* **Your task**:
Leaving out the pictures, retype the lines from the beginning of the listing through the line containing "var yTicks = [-60, -40, -20, 0, 20, 40, 60, 80];".
[BEGIN]
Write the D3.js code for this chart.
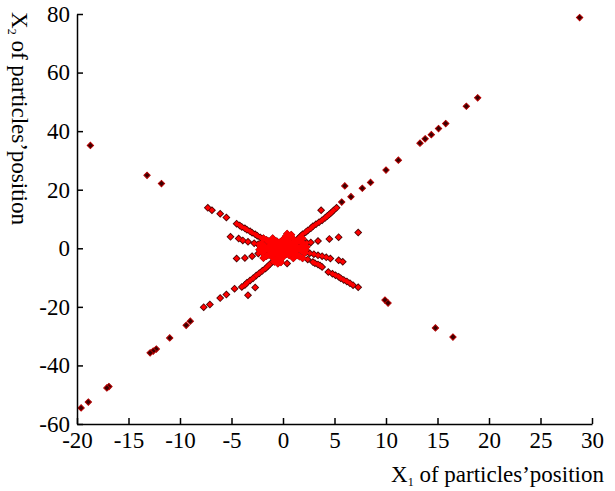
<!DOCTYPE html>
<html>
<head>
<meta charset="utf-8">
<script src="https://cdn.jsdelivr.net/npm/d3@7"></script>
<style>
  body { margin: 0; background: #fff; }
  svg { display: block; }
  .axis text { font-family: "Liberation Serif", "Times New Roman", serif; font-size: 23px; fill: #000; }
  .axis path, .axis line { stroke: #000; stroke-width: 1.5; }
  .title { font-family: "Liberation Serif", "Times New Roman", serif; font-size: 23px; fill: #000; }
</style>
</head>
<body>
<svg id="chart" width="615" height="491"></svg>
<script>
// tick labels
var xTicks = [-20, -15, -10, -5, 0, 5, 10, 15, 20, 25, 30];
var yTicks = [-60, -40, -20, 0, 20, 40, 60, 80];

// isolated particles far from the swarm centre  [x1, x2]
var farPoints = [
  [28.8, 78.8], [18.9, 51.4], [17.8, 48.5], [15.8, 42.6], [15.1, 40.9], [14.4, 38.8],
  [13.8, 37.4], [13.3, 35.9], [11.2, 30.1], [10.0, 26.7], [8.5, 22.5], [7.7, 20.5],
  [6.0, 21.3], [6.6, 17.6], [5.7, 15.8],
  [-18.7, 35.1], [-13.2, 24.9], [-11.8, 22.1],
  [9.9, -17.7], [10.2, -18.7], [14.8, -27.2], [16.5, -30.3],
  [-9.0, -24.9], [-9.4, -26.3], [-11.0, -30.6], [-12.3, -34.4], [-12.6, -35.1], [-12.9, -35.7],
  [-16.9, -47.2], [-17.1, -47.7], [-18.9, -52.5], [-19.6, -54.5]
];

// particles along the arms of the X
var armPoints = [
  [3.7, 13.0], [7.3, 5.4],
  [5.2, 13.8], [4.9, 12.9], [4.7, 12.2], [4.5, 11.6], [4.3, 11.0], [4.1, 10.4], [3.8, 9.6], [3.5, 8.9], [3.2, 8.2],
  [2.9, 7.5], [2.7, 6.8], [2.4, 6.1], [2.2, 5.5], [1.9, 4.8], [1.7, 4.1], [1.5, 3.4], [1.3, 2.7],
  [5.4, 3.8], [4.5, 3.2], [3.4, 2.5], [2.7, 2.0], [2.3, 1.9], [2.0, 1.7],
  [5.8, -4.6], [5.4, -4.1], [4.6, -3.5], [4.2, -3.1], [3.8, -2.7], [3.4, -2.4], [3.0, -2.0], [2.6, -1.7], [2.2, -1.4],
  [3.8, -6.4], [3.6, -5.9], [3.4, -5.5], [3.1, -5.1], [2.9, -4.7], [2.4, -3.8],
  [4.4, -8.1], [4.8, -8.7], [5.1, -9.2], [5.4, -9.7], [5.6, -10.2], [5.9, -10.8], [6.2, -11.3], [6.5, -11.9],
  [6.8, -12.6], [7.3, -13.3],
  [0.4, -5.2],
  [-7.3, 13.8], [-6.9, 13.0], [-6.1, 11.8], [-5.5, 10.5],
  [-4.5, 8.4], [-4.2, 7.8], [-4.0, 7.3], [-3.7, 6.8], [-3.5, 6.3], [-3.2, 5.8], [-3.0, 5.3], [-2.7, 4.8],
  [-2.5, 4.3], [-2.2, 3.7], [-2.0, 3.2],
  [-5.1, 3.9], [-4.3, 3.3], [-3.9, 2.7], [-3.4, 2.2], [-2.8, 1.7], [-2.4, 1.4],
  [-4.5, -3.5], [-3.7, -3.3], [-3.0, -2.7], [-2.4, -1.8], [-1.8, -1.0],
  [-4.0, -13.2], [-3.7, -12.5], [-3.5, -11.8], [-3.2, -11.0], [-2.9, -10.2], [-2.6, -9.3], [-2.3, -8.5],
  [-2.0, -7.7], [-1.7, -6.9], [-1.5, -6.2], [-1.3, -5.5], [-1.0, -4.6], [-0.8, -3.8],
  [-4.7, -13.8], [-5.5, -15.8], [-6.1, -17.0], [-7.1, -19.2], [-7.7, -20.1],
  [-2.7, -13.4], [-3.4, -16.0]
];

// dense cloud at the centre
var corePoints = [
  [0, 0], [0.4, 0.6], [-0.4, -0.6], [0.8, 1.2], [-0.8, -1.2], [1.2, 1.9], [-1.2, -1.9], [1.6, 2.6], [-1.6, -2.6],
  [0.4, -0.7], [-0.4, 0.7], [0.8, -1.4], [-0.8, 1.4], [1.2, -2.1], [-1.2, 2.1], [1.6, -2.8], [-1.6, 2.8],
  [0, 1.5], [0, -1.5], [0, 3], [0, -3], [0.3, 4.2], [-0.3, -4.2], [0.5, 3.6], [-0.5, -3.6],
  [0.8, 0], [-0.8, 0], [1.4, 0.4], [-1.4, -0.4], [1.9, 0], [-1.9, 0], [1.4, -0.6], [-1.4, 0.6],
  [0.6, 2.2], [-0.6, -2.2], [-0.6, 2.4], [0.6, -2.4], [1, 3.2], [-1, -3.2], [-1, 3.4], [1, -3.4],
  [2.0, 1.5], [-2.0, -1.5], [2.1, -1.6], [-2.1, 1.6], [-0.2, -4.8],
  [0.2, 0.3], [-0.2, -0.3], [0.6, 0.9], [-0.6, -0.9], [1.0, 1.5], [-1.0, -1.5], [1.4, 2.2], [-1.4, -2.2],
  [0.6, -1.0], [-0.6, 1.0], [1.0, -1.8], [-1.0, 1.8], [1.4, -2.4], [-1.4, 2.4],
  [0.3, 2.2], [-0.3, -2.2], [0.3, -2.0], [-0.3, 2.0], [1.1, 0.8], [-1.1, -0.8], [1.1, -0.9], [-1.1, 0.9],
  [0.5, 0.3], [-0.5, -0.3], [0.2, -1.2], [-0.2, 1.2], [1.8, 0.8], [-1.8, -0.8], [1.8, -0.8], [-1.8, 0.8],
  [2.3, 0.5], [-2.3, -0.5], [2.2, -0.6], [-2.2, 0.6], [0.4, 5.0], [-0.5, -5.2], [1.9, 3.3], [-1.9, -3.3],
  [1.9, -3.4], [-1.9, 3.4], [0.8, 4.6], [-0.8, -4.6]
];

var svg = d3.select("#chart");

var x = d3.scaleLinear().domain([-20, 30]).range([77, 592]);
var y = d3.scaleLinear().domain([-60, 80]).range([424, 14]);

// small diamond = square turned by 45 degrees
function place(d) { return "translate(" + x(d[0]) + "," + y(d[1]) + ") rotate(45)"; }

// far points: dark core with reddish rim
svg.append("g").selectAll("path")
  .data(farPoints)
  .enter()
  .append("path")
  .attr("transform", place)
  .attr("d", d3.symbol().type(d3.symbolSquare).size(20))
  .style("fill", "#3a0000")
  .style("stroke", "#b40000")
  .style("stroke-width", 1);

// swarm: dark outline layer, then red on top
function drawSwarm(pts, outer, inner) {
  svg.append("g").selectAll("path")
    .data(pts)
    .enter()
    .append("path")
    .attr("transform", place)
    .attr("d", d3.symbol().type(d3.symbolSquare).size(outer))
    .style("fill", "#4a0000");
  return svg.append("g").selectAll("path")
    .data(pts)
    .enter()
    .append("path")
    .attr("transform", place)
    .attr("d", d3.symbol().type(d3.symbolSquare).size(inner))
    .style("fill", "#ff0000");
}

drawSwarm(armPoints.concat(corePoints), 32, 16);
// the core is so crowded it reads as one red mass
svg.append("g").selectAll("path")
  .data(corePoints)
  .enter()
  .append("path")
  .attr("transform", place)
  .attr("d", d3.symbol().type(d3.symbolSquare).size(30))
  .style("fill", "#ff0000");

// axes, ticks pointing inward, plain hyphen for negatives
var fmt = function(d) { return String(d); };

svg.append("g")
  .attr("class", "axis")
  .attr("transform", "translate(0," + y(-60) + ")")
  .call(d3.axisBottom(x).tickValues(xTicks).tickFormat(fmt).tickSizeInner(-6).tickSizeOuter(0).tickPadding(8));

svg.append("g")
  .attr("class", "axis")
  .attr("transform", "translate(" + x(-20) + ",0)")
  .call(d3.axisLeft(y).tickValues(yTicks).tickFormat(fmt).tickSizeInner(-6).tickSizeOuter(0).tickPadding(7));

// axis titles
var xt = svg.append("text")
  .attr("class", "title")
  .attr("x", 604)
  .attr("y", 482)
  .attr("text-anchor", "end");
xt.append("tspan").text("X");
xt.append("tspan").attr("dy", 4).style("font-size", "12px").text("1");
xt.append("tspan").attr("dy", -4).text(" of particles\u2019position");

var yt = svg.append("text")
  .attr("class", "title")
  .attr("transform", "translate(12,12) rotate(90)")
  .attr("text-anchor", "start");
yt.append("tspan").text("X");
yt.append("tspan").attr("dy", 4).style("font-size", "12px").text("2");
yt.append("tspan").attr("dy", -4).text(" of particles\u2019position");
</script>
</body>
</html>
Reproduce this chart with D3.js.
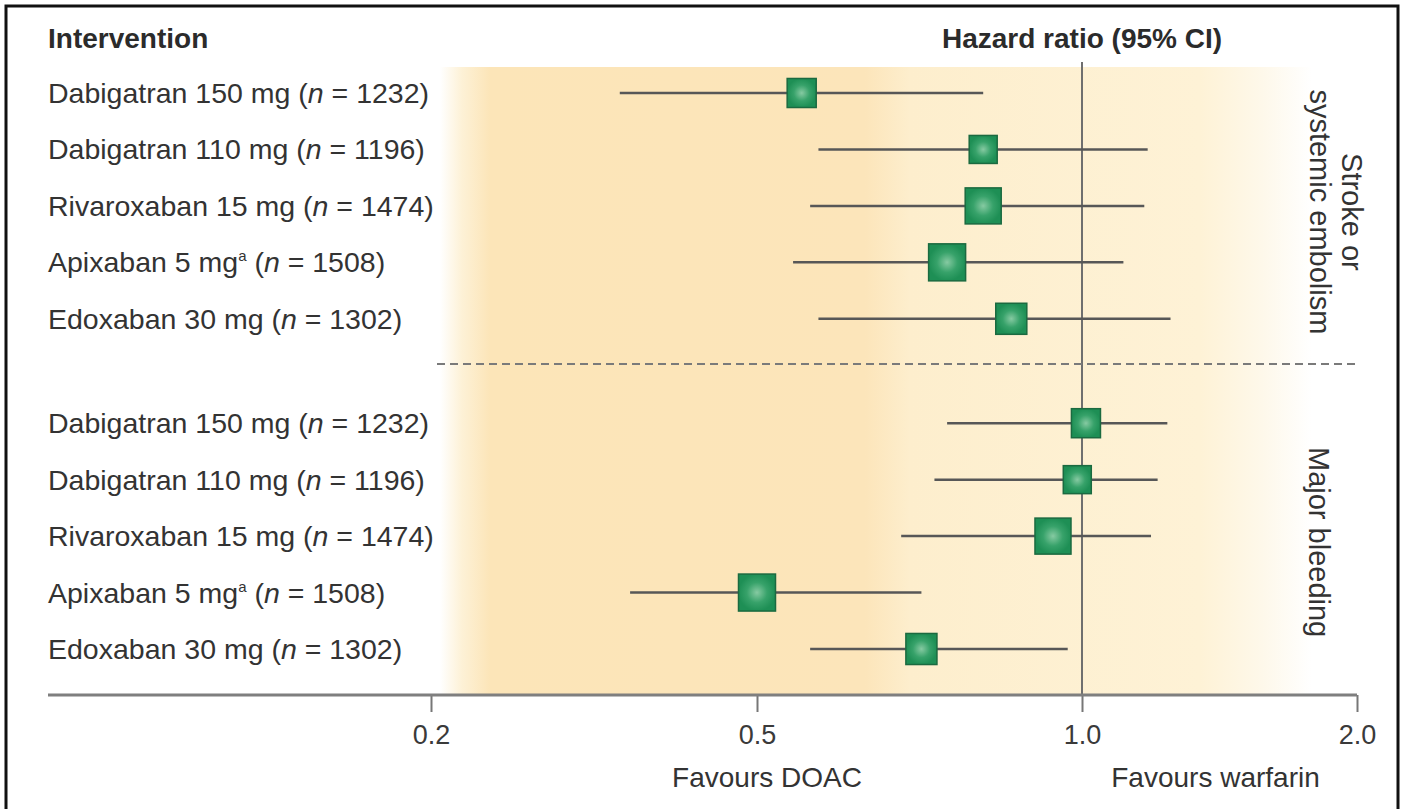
[END]
* **Finished exercise**:
Write the D3.js code for this chart.
<!DOCTYPE html>
<html>
<head>
<meta charset="utf-8">
<script src="https://cdn.jsdelivr.net/npm/d3@7"></script>
<style>
  body { margin: 0; background: #fff; }
  svg { display: block; }
  .axis text { font-family: "Liberation Serif", "Times New Roman", serif; font-size: 23px; fill: #000; }
  .axis path, .axis line { stroke: #000; stroke-width: 1.5; }
  .title { font-family: "Liberation Serif", "Times New Roman", serif; font-size: 23px; fill: #000; }
</style>
</head>
<body>
<svg id="chart" width="615" height="491"></svg>
<script>
// tick labels
var xTicks = [-20, -15, -10, -5, 0, 5, 10, 15, 20, 25, 30];
var yTicks = [-60, -40, -20, 0, 20, 40, 60, 80];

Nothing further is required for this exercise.